- _Set problem_:
Copy all the data exactly, except the pictures.

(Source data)
— Start —

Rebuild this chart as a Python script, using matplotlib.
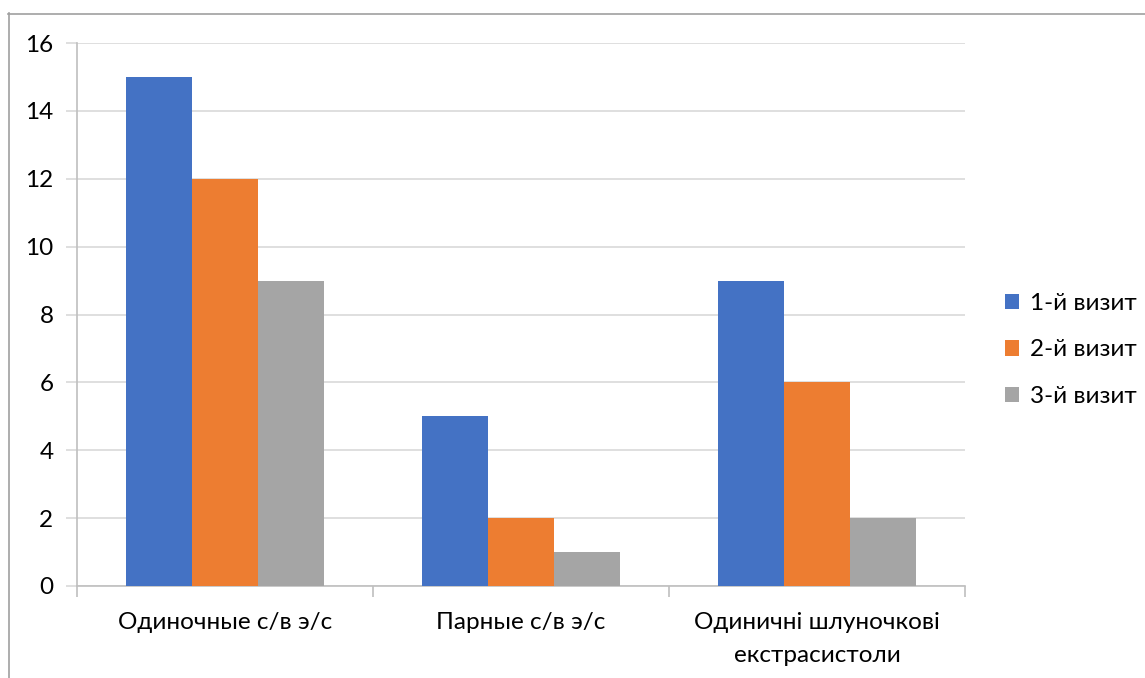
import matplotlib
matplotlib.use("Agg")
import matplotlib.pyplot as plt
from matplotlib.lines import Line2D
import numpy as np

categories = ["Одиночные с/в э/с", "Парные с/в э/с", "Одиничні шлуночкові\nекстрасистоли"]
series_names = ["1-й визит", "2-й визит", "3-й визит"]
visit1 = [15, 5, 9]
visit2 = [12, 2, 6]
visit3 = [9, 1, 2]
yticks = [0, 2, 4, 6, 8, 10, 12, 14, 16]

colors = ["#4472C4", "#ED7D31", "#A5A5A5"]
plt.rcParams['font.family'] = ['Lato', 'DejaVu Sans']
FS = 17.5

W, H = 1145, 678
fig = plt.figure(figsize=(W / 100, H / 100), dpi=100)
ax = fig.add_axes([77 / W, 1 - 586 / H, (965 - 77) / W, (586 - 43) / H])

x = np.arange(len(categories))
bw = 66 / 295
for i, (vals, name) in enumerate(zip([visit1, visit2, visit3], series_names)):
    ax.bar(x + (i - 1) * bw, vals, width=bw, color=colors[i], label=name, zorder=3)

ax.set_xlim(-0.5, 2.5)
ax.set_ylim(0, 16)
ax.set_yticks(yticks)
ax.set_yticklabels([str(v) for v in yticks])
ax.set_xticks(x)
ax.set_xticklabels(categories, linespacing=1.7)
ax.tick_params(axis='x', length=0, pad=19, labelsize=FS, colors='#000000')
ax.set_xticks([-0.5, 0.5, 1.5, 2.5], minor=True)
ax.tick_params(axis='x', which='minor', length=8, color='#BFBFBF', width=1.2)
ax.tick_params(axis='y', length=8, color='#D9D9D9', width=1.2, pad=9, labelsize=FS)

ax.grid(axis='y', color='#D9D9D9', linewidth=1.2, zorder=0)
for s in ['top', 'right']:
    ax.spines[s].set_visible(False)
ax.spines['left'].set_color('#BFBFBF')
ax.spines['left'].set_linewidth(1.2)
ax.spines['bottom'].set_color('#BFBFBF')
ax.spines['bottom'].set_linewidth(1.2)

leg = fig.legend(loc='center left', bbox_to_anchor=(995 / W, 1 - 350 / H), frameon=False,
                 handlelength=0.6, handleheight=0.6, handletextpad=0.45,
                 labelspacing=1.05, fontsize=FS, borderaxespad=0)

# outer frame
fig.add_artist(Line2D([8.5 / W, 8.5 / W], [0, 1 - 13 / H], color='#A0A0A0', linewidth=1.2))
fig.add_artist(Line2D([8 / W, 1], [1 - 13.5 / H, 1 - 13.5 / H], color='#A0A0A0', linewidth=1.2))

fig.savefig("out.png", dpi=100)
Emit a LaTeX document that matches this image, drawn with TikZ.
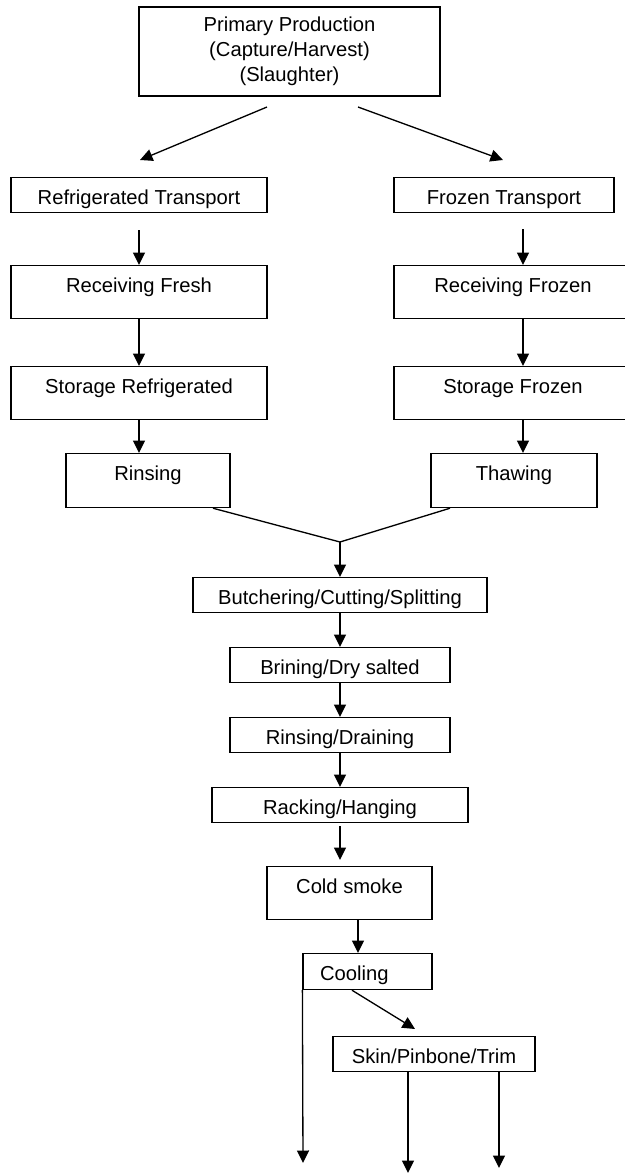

— End —

- _The reply_:
Rebuild this chart as a Python script, using matplotlib.
import matplotlib
matplotlib.use("Agg")
import matplotlib.pyplot as plt
from matplotlib.lines import Line2D
import numpy as np

categories = ["Одиночные с/в э/с", "Парные с/в э/с", "Одиничні шлуночкові\nекстрасистоли"]
series_names = ["1-й визит", "2-й визит", "3-й визит"]
visit1 = [15, 5, 9]
visit2 = [12, 2, 6]
visit3 = [9, 1, 2]
yticks = [0, 2, 4, 6, 8, 10, 12, 14, 16]

colors = ["#4472C4", "#ED7D31", "#A5A5A5"]
plt.rcParams['font.family'] = ['Lato', 'DejaVu Sans']
FS = 17.5

W, H = 1145, 678
fig = plt.figure(figsize=(W / 100, H / 100), dpi=100)
ax = fig.add_axes([77 / W, 1 - 586 / H, (965 - 77) / W, (586 - 43) / H])

x = np.arange(len(categories))
bw = 66 / 295
for i, (vals, name) in enumerate(zip([visit1, visit2, visit3], series_names)):
    ax.bar(x + (i - 1) * bw, vals, width=bw, color=colors[i], label=name, zorder=3)

ax.set_xlim(-0.5, 2.5)
ax.set_ylim(0, 16)
ax.set_yticks(yticks)
ax.set_yticklabels([str(v) for v in yticks])
ax.set_xticks(x)
ax.set_xticklabels(categories, linespacing=1.7)
ax.tick_params(axis='x', length=0, pad=19, labelsize=FS, colors='#000000')
ax.set_xticks([-0.5, 0.5, 1.5, 2.5], minor=True)
ax.tick_params(axis='x', which='minor', length=8, color='#BFBFBF', width=1.2)
ax.tick_params(axis='y', length=8, color='#D9D9D9', width=1.2, pad=9, labelsize=FS)

ax.grid(axis='y', color='#D9D9D9', linewidth=1.2, zorder=0)
for s in ['top', 'right']:
    ax.spines[s].set_visible(False)
ax.spines['left'].set_color('#BFBFBF')
ax.spines['left'].set_linewidth(1.2)
ax.spines['bottom'].set_color('#BFBFBF')
ax.spines['bottom'].set_linewidth(1.2)

leg = fig.legend(loc='center left', bbox_to_anchor=(995 / W, 1 - 350 / H), frameon=False,
                 handlelength=0.6, handleheight=0.6, handletextpad=0.45,
                 labelspacing=1.05, fontsize=FS, borderaxespad=0)

# outer frame
fig.add_artist(Line2D([8.5 / W, 8.5 / W], [0, 1 - 13 / H], color='#A0A0A0', linewidth=1.2))
fig.add_artist(Line2D([8 / W, 1], [1 - 13.5 / H, 1 - 13.5 / H], color='#A0A0A0', linewidth=1.2))

fig.savefig("out.png", dpi=100)
Emit a LaTeX document that matches this image, drawn with TikZ.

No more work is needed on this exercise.